Privé vs public, des frontières mouvantes

Le cas de Rome ou la profonde modification de l’espace des visibilités

Nous avons, à plusieurs reprises, fait référence aux conséquences de la différentiation du corps social. Il est tout à fait saisissant qu’il n’existe pas, en grec, de terme équivalent à « société ». Le mot « synonyme », utilisé encore aujourd’hui, signifie communion. L’émergence de l’espace social sera plus tardive, pendant la période romaine, mais pourquoi ? De nouveaux groupes organisés se sont constitués. Prenons l’exemple des artisans qui, pour exercer leurs fonctions, avaient aussi besoin d’une existence publique, d’une visibilité, indispensable à cet exercice. L’espace public se trouve ainsi occupé par des étals et des ateliers. Ce que nous appellerons l’espace social, nouveau lieu des visibilités, se constitue au détriment, d’une part de l’espace politique, d’autre part empiète de plus en plus sur l’espace privé, car la vie en société nécessite aussi l’élaboration de règles de vie commune, qui s’immiscent dans la sphère plus complètement privée.
Nous pourrions, par facilité, considérer que le forum romain était l’équivalent de l’agora grecque, le centre politique de la cité. Certes, du temps de la République, le lieu avait une signification politique et comportait une tribune des orateurs où étaient exposées les lois. Cependant, en tant que place centrale de la cité (qu’il est progressivement devenu), s’y trouvaient mêlées des activités religieuses et commerciales.
Avec l’avènement de l’Empire, à la mort de Jules César, la principale institution politique, le Sénat, perd de son importance et l’exercice du pouvoir n’a plus besoin de la visibilité. Le forum sera toujours le lieu de célébrations (on y trouvera des arcs de triomphe), mais l’exercice du gouvernement se soustrait à la vue de tous et ce, pendant de longs siècles (nous avons vu qu’il se confondait, souvent, avec des intérêts privés des régnants), jusqu’à ce que la socialisation de l’exercice du pouvoir ne le fasse basculer, à nouveau, dans la sphère publique, mais pas encore en pleine visibilité, ce qui n’interviendra qu’avec la démocratisation des institutions, à partir du XVIIème siècle.

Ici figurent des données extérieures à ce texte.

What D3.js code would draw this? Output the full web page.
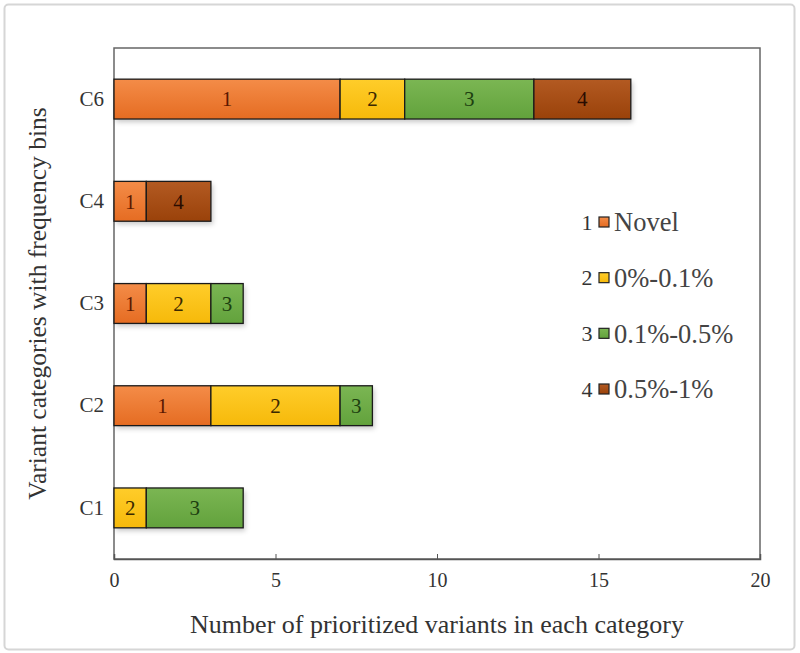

Vous aurez l’occasion de découvrir à quel point les formes mêmes de la cité et son aménagement comportaient des aspects symboliques, donnaient à voir les mœurs politiques et les inégalités sociales (une inscription symbolique dans l’espace urbain). Les cités mycéniennes de l’Age du bronze étaient dominées par le palais du roi. Rien de tel à Athènes où, au contraire, prédomine l’Acropole, lieu de culte, le cœur de la cité étant l’Agora, aux pieds de l’Acropole. En élargissant l’examen à d’autres civilisations, dont on nous parle plus rarement, notamment dans les Amériques, on se rendra compte de la pluralité des formes des cités, de l’éthos politique associé à chaque forme et la civilisation correspondante, avec ses croyances et sa spiritualité.